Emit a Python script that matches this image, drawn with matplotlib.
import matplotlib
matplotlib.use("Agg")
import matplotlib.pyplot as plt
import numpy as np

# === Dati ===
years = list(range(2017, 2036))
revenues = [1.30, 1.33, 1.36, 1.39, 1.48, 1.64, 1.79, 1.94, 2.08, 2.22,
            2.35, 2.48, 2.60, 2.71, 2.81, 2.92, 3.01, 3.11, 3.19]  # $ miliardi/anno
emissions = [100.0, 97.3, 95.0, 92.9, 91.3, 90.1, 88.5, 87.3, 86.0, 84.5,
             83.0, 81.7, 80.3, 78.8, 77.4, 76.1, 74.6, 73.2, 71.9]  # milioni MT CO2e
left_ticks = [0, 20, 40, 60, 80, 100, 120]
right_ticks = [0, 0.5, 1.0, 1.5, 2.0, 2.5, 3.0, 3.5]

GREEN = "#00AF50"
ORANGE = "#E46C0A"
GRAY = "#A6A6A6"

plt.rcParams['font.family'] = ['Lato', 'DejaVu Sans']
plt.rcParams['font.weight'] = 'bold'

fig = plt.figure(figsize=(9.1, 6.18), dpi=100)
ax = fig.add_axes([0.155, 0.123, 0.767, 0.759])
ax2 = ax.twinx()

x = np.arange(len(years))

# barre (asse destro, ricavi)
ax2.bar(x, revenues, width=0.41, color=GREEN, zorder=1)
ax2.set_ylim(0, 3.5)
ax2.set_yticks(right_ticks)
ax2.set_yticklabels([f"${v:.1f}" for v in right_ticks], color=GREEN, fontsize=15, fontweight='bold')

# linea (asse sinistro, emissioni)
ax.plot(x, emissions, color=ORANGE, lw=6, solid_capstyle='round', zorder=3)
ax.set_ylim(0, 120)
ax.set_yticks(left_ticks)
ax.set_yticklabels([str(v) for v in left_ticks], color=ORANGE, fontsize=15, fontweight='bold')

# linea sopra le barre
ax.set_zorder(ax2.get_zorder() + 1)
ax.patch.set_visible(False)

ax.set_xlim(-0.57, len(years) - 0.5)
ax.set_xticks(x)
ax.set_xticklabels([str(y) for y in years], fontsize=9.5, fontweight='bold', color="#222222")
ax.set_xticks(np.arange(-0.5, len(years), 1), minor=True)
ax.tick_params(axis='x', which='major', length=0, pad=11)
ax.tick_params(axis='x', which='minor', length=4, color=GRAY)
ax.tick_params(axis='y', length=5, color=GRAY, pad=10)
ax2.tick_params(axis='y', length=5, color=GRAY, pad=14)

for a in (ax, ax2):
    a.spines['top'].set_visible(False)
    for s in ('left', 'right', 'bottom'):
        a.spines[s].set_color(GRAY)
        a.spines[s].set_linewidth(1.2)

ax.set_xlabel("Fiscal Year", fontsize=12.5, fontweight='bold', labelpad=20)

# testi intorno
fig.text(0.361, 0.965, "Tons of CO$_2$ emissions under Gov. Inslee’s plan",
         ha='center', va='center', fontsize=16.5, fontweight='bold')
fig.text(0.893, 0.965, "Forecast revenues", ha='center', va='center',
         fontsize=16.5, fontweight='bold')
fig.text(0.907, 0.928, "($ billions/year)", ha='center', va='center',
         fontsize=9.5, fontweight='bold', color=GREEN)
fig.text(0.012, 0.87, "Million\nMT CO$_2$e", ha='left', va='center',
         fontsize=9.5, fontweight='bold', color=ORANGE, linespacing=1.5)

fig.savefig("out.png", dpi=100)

==

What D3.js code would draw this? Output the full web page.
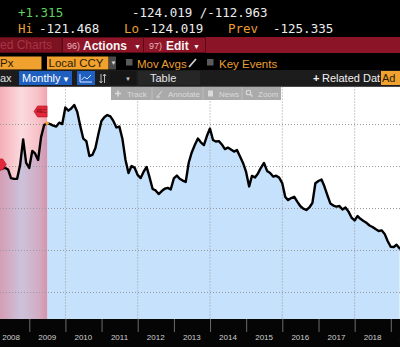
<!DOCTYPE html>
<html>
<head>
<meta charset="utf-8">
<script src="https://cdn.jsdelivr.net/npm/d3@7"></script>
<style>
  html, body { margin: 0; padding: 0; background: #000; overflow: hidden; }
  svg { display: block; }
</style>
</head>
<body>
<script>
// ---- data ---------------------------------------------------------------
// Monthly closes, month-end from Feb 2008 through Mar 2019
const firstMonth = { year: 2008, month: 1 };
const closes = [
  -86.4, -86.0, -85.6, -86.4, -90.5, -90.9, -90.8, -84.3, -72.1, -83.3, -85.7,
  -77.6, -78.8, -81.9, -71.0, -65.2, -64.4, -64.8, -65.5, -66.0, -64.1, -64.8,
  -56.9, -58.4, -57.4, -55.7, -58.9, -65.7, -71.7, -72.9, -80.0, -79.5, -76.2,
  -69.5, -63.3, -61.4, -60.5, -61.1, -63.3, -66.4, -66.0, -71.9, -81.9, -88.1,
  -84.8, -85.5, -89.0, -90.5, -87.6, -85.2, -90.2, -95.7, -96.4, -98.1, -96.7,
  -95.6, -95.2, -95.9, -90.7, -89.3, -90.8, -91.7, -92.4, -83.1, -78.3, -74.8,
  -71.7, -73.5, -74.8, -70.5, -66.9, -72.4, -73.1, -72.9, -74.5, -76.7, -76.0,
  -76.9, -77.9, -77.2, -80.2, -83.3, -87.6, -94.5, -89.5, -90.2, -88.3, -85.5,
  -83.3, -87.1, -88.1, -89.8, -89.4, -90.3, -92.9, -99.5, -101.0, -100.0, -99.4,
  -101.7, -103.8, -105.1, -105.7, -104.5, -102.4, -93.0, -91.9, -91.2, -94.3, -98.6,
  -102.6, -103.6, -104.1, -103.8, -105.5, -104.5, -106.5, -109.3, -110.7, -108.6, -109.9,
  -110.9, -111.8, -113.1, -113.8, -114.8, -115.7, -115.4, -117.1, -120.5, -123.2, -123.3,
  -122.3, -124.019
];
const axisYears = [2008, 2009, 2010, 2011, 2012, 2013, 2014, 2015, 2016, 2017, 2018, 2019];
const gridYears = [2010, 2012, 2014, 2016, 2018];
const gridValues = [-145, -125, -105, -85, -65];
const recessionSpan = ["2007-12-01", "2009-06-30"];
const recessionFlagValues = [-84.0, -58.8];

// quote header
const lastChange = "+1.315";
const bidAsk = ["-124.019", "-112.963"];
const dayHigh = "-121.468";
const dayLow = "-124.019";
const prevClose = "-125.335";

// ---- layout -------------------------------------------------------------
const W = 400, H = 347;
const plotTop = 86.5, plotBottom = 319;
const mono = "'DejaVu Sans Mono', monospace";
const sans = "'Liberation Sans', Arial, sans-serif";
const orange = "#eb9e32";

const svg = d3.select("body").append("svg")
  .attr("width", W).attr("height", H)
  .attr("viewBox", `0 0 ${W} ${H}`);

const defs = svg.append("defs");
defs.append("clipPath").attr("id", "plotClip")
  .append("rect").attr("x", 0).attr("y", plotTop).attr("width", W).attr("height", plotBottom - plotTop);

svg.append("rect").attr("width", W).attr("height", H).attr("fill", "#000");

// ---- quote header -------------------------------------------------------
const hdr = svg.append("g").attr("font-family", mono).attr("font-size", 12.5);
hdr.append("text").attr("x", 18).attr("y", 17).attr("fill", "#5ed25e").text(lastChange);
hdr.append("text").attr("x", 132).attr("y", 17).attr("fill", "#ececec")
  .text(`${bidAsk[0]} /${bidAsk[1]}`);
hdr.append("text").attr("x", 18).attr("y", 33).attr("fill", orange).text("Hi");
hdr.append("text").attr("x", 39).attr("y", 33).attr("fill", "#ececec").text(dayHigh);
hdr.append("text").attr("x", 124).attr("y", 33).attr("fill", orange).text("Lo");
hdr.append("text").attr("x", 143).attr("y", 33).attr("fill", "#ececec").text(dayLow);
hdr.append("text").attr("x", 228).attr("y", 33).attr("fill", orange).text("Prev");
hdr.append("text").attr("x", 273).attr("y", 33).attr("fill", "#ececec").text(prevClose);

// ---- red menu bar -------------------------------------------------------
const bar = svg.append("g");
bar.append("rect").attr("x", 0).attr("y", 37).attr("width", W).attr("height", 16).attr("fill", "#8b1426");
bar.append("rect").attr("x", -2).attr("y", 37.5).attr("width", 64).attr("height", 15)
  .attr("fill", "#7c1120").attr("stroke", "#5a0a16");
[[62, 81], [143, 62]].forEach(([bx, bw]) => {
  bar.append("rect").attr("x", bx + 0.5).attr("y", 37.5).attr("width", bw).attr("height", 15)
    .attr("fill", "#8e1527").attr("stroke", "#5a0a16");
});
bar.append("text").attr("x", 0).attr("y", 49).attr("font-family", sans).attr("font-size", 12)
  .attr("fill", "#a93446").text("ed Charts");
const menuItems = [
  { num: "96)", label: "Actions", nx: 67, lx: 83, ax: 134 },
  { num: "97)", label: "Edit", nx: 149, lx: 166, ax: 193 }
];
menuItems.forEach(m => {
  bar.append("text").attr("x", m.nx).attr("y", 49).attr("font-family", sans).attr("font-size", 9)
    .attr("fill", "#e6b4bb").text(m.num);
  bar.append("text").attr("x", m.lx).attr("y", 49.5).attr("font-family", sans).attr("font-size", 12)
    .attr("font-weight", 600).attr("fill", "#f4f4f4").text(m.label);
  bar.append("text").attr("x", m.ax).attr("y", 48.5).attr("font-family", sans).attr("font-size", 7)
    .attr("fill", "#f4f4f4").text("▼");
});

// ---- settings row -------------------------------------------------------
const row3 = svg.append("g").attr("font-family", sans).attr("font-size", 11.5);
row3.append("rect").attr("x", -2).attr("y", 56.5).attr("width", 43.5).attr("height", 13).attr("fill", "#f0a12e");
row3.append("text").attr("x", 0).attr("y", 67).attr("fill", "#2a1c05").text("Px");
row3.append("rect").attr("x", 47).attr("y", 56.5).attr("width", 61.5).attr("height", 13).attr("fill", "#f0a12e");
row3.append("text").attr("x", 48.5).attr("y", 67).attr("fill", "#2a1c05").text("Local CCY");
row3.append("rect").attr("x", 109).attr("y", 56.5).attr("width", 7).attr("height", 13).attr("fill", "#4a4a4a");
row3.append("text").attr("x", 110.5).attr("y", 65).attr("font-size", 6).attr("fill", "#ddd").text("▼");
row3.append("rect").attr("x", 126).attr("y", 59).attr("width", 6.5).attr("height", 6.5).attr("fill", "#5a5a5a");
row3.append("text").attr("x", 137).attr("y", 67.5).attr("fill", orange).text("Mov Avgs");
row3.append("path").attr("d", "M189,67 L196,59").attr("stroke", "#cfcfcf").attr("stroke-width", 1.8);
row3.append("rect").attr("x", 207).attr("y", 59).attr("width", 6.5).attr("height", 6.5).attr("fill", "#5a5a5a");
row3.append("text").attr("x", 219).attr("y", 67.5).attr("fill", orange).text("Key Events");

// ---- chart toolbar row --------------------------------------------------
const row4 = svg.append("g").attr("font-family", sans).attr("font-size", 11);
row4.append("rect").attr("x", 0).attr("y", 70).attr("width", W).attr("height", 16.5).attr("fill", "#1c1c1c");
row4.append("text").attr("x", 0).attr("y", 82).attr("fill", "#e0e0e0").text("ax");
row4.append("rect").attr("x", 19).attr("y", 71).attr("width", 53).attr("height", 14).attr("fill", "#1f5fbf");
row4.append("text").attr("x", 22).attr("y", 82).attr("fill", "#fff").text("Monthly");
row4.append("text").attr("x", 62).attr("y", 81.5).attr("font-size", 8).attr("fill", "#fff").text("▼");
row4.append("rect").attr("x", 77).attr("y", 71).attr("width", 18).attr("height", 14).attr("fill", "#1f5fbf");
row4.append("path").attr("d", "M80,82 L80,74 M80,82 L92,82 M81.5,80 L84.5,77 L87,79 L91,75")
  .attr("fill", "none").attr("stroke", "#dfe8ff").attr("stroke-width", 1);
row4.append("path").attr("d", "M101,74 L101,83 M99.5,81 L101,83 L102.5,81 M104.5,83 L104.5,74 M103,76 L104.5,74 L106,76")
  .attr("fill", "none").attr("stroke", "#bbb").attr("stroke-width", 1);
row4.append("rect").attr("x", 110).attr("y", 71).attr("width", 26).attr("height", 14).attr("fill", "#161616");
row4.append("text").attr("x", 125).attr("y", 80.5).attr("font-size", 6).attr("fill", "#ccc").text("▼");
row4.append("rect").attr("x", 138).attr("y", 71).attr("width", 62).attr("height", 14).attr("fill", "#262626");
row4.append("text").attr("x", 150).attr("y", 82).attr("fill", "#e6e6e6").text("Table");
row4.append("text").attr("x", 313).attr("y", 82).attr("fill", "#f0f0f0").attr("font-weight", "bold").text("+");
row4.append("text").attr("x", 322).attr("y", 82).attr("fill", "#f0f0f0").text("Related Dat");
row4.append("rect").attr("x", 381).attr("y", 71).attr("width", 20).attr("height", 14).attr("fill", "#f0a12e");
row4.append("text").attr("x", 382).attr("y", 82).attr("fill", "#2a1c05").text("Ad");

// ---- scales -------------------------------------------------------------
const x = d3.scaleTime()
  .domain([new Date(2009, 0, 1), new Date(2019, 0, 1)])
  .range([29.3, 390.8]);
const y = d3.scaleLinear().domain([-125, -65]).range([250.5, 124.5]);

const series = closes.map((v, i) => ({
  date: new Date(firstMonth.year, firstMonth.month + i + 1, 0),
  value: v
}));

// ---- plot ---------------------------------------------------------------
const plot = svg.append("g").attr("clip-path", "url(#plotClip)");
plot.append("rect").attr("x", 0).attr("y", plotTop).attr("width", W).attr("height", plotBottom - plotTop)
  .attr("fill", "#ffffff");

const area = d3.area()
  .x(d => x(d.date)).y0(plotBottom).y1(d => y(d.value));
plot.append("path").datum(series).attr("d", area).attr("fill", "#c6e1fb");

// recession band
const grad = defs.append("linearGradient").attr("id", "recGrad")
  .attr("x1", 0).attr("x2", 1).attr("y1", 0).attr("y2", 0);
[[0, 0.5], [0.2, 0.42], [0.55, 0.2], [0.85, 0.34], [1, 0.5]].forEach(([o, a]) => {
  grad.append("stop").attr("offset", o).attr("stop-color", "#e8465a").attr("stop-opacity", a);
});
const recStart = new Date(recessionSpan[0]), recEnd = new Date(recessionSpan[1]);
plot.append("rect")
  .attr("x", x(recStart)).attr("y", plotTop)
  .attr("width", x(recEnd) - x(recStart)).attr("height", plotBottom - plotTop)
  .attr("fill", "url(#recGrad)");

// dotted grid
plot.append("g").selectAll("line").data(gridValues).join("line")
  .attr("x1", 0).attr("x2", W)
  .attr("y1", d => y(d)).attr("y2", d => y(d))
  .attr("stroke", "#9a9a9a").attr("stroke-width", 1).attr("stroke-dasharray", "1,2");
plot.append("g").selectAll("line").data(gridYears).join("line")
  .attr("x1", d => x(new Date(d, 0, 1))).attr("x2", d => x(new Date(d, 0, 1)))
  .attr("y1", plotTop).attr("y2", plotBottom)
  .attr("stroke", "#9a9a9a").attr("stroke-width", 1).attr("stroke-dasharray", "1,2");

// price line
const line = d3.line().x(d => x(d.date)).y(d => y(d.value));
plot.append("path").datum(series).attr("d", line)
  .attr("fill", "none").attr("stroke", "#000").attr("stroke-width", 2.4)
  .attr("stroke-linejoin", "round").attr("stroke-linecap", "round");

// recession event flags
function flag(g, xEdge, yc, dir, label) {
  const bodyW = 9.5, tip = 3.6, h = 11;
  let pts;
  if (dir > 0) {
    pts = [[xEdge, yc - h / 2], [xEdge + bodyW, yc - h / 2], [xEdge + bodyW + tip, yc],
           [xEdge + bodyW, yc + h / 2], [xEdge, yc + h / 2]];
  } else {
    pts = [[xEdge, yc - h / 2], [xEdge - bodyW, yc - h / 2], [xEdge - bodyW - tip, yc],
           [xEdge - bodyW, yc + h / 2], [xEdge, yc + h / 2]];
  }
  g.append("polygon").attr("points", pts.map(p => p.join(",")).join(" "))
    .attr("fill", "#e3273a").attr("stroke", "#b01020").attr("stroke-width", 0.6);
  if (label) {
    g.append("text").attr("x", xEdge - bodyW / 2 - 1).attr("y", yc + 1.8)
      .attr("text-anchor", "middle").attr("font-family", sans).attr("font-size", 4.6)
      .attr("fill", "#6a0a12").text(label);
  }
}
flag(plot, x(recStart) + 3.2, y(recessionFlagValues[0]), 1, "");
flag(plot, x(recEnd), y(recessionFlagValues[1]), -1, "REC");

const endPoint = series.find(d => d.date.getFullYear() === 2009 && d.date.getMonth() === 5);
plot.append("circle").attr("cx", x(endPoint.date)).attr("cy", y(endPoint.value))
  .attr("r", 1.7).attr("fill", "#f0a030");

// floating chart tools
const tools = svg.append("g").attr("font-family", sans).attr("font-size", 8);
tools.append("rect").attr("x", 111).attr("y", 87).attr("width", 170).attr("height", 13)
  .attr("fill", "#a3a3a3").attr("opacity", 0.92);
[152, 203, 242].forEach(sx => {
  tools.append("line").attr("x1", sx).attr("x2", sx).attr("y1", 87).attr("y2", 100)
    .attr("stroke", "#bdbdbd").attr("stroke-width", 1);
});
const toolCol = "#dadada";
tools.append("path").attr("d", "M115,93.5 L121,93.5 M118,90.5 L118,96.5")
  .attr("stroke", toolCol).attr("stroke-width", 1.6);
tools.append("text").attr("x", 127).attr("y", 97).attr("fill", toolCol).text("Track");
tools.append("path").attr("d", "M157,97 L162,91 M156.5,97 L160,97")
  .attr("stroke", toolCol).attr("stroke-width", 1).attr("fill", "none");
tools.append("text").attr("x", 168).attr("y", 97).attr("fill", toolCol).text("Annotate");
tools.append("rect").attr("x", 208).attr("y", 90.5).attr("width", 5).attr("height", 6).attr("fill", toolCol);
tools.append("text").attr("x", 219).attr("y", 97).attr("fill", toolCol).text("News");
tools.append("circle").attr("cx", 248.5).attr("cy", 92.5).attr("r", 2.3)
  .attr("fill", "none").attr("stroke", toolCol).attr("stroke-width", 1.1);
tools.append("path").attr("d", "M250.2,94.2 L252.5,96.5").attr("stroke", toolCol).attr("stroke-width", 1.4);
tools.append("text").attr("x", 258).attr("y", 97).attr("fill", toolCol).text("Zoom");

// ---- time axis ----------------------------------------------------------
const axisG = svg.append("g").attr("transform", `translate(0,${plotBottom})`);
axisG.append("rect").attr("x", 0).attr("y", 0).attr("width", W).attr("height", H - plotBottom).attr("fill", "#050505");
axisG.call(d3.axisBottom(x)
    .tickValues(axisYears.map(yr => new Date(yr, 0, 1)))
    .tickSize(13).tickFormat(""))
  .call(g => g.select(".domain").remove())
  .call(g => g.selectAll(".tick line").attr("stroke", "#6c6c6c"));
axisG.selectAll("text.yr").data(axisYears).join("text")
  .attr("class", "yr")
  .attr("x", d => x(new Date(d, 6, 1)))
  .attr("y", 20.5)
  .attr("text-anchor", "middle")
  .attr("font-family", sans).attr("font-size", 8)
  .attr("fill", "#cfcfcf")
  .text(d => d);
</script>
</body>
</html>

- _PROBLEM REQUIREMENTS_: Retype the entries above exactly, but only from the line containing "Emit a Python" through the line containing "import numpy as np", both included.

- _ANSWER_:
Emit a Python script that matches this image, drawn with matplotlib.
import matplotlib
matplotlib.use("Agg")
import matplotlib.pyplot as plt
import numpy as np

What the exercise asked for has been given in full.